# Gentlest Intro to Tensorflow #4: Logistic Regression

*Summary*: In all previous articles, given some features, such as ‘house size’, we used Tensorflow (TF) to perform *linear regression* to predict the outcome, such as ‘house price’, which is a numeric value. We will now look at* logistic regression* where given some features of an input, we will use TF to classify the input, specifically if given an input image, we are going to classify it as one of the digits of 0–9.

This is part of a series:

- Part 1: Linear regression with Tensorflow for single feature single outcome model
- Part 2: Tensorflow training illustrated in diagrams/code, and exploring training variations
- Part 3: Matrices and multi-feature linear regression with Tensorflow
- Part 4 (this article): Logistic regression with Tensorflow

### Logistic Regression Overview

We have learnt how to use Tensorflow (TF) to perform linear regression to predict an outcome of scalar value, e.g., house prices, given a set of features, e.g., house size.

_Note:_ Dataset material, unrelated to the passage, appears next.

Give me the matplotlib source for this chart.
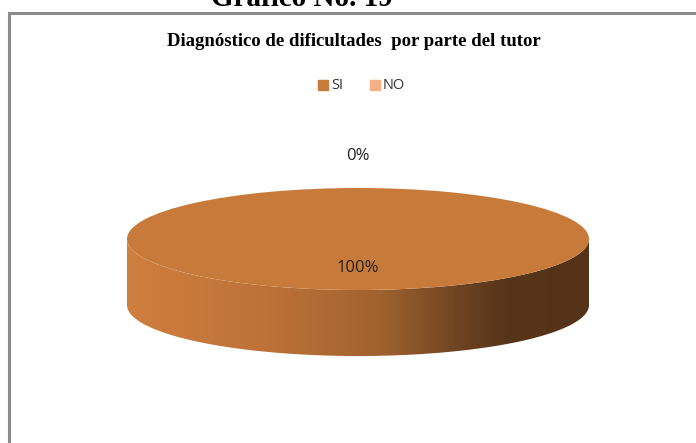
import numpy as np
import matplotlib.pyplot as plt
from matplotlib.patches import Wedge, Polygon
from matplotlib.transforms import Affine2D
from matplotlib.colors import LinearSegmentedColormap

labels = ['SI', 'NO']
values = [100, 0]
colors = ['#C87A3A', '#F4B183']
pct_labels = ['100%', '0%']

W, H = 696, 443
fig = plt.figure(figsize=(W / 100, H / 100), dpi=100)
ax = fig.add_axes([0, 0, 1, 1])
ax.set_xlim(0, W)
ax.set_ylim(0, H)
ax.axis('off')

# frame of the chart area (only top and left show)
ax.plot([9, 9, W + 5], [-5, H - 13, H - 13], color='#8c8c8c', lw=2.2,
        solid_joinstyle='miter', zorder=1)

fig.text(302 / W, 1 - 6 / H, 'Gráfico No. 19', ha='center', va='baseline',
         family='Liberation Serif', weight='bold', fontsize=21)
ax.text(354, H - 41, 'Diagnóstico de dificultades  por parte del tutor',
        ha='center', va='center', family='Liberation Serif', weight='bold',
        fontsize=13.5)

# pie geometry
cx, cy = 358, H - 239
rx, ry = 231, 51
depth = 66
ellipse = Affine2D().scale(rx, ry).translate(cx, cy) + ax.transData

total = float(sum(values))
angles = 90 - np.concatenate([[0], np.cumsum(values)]) / total * 360

# side wall of the front half, shaded left to right
t = np.linspace(np.pi, 2 * np.pi, 200)
top_edge = np.column_stack([cx + rx * np.cos(t), cy + ry * np.sin(t)])
bot_edge = top_edge[::-1] - [0, depth]
side = Polygon(np.vstack([top_edge, bot_edge]), closed=True,
               facecolor='none', edgecolor='none')
ax.add_patch(side)
side_cmap = LinearSegmentedColormap.from_list('side', [
    (0.0, '#CF7F3E'), (0.3, '#BE7238'), (0.55, '#A0622F'),
    (0.72, '#6E4322'), (0.82, '#573519'), (1.0, '#553318')])
grad = np.linspace(0, 1, 400)[None, :]
img = ax.imshow(grad, cmap=side_cmap, aspect='auto',
                extent=(cx - rx, cx + rx, cy - ry - depth, cy), zorder=2)
img.set_clip_path(side)

# top face from the slice values
for i, v in enumerate(values):
    if v == 0:
        continue
    w = Wedge((0, 0), 1, angles[i + 1], angles[i], facecolor=colors[i],
              edgecolor='none', transform=ellipse, zorder=3)
    ax.add_patch(w)

# percentage labels
for i, v in enumerate(values):
    mid = np.deg2rad((angles[i] + angles[i + 1]) / 2)
    r = 0.57 if v > 0 else 1.62
    x = cx + r * rx * np.cos(mid)
    y = cy + r * ry * np.sin(mid)
    ax.text(x, y, pct_labels[i], ha='center', va='center',
            family='Open Sans', fontsize=12, color='#222222', zorder=4)

# legend
lx = [323, 375]
for i, lab in enumerate(labels):
    ax.scatter(lx[i], H - 85, marker='s', s=45, color=colors[i], zorder=4)
    ax.text(lx[i] + 8, H - 85, lab, ha='left', va='center',
            family='Open Sans', fontsize=10.5, color='#333333')

fig.savefig('out.png', dpi=100)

However, there are times when we want to classify things rather than predict a value, e.g., given an image of a digit we can to classify it as either 0, 1, 2, …, 9, or given a song we want to classify it as pop, rock, rap, etc. Each of the classification in the set [0, 1, 2, …, 9], or [pop, rock, rap, etc.], is known as a *class*, which in the computer world we represent using a number, e.g., pop = 0, rock = 1, etc. To perform classification, we can employ *logistic regression* using TF.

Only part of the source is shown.